I studied the annual reports of all publicly traded newspaper companies in Canada
and the United States
from 2006 to 2013 for my 2014 book Greatly Exaggerated: The Myth of the Death of Newspapers and found that not one recorded an
annual loss on an operating basis during that time, despite an historic
downturn in advertising revenues.
Postmedia had operating earnings
of $54.6 million on revenues of $754 million in its 2017 fiscal year ended Aug.
31, for a profit margin of 7.2 per cent.
Fully 60 per cent of its earnings, however, went to pay the interest on
Postmedia’s massive debt, most of which is held by its own hedge fund
overlords, which are skimming their take right off the top in a nifty piece of
financial engineering.
Torstar’s community newspaper division, Metroland, reported earnings
of $21.2 million on revenue of $272 million in the first nine months of 2017
for a profit margin of 7.8 per cent.
Its flagship daily the Toronto Star, however, suffered a loss of $2 million
over the same period. Torstar’s deal with Postmedia may help to subsidize the
Star’s losses, but only by short-changing readers of its closed community
newspapers.
A succession of media inquiries over the past half century — the 1970 Senate
report on mass media, the 1981 Royal Commission on Newspapers report and the
2006 Senate report on news media — urged measures to slow Canada’s
ever-increasing levels of media ownership concentration. All were ignored,
however, and we are now left to deal with the consequences .

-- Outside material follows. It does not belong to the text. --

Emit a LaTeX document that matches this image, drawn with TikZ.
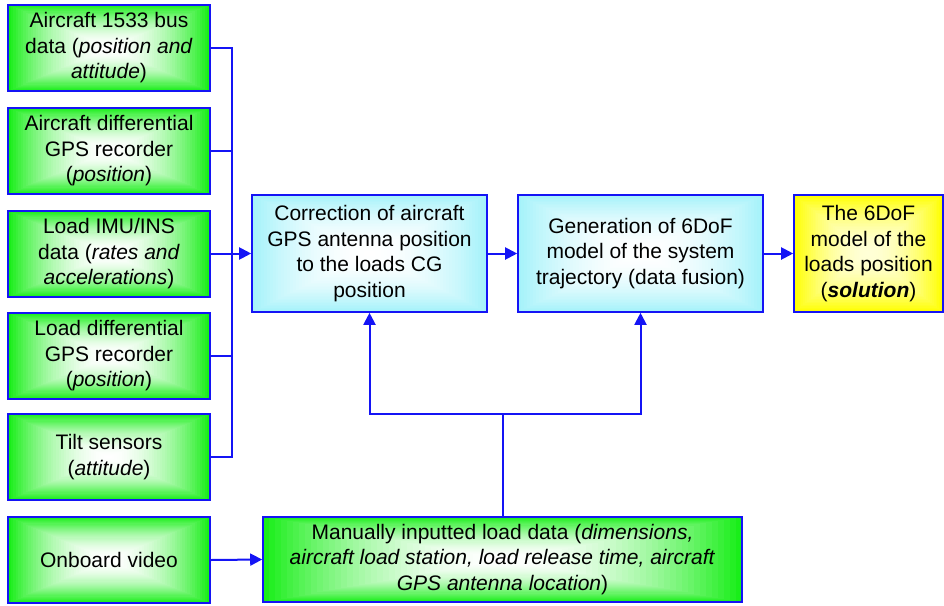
\documentclass[tikz,border=0pt]{standalone}
\usepackage{fontspec}
\setmainfont{Liberation Sans}
\usetikzlibrary{arrows.meta,calc}
\definecolor{mygreen}{RGB}{25,238,25}
\definecolor{mycyan}{RGB}{165,242,250}
\definecolor{myyellow}{RGB}{255,255,0}
\definecolor{ylight}{RGB}{255,255,215}
\definecolor{myblue}{RGB}{20,20,245}
\tikzset{
  rectgrad/.style 2 args={path picture={
    \foreach \k in {0,...,39}{
      \pgfmathsetmacro\f{1-\k/40}
      \pgfmathsetmacro\p{100*(\f)^1.9}
      \fill[#1!\p!#2] ($(path picture bounding box.center)!\f!(path picture bounding box.south west)$) rectangle ($(path picture bounding box.center)!\f!(path picture bounding box.north east)$);
    }}},
  box/.style={draw=myblue, line width=1.6pt, align=center, inner sep=2pt,
    font=\fontsize{21}{25.5}\selectfont},
  gbox/.style={box, rectgrad={mygreen}{white}, minimum width=202pt, minimum height=86pt},
  cbox/.style={box, rectgrad={mycyan}{white}, minimum height=117pt},
  ybox/.style={box, rectgrad={myyellow}{ylight}, minimum height=117pt},
  conn/.style={draw=myblue, line width=2pt},
  tip/.tip={Triangle[length=12pt,width=12pt]},
  arr/.style={conn, -tip},
}
\begin{document}
\begin{tikzpicture}[x=1pt,y=1pt]
\useasboundingbox (0,-605) rectangle (944,0);
\node[gbox] (b1) at (109,-48) {Aircraft 1533 bus\\data (\textit{position and}\\\textit{attitude})};
\node[gbox] (b2) at (109,-151) {Aircraft differential\\GPS recorder\\(\textit{position})};
\node[gbox] (b3) at (109,-254) {Load IMU/INS\\data (\textit{rates and}\\\textit{accelerations})};
\node[gbox] (b4) at (109,-356) {Load differential\\GPS recorder\\(\textit{position})};
\node[gbox] (b5) at (109,-457) {Tilt sensors\\(\textit{attitude})};
\node[gbox] (b6) at (109,-560) {Onboard video};
\node[cbox, minimum width=235pt] (corr) at (369.5,-253.5) {Correction of aircraft\\GPS antenna position\\to the loads CG\\position};
\node[cbox, minimum width=245pt] (gen) at (640.5,-253.5) {Generation of 6DoF\\model of the system\\trajectory (data fusion)};
\node[ybox, minimum width=149pt] (sol) at (868.5,-253.5) {The 6DoF\\model of the\\loads position\\(\textbf{\textit{solution}})};
\node[gbox, minimum width=479pt, minimum height=85pt] (man) at (502.5,-559.5) {Manually inputted load data (\textit{dimensions,}\\\textit{aircraft load station, load release time, aircraft}\\\textit{GPS antenna location})};
\coordinate (bt) at (232,-48);
\coordinate (bb) at (232,-457);
\coordinate (j) at (502.5,-414);
\draw[conn] (b1.east) -| (bb) -- (b5.east);
\draw[conn] (b2.east) -- (b2.east -| bt);
\draw[conn] (b3.east) -- (b3.east -| bt);
\draw[conn] (b4.east) -- (b4.east -| bt);
\draw[arr] (corr.west -| bt) -- (corr.west);
\draw[arr] (corr.east) -- (gen.west);
\draw[arr] (gen.east) -- (sol.west);
\draw[arr] (b6.east) -- (man.west);
\draw[conn, tip-tip] (corr.south) |- (j) -| (gen.south);
\draw[conn] (man.north) -- (j);
\end{tikzpicture}
\end{document}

The Liberal government ordered hearings into media and local communities in
2016 after Postmedia merged the newsrooms of its duplicate dailies in four of Canada’s
six largest cities.
It had promised
to maintain separate newsrooms before it got Competition Bureau approval for
its 2014 takeover of the Sun Media chain.
The hearings, chaired by B.C. MP Hedy Fry, resulted in a report
in June calling for the Competition Bureau to be given more power to stop news
media mergers and takeovers, as well as other measures to boost local
journalism.
So far its recommendations have also been ignored.
The Trudeau government’s continued fiddling while the country’s news media
disappear will soon constitute negligence of the highest order.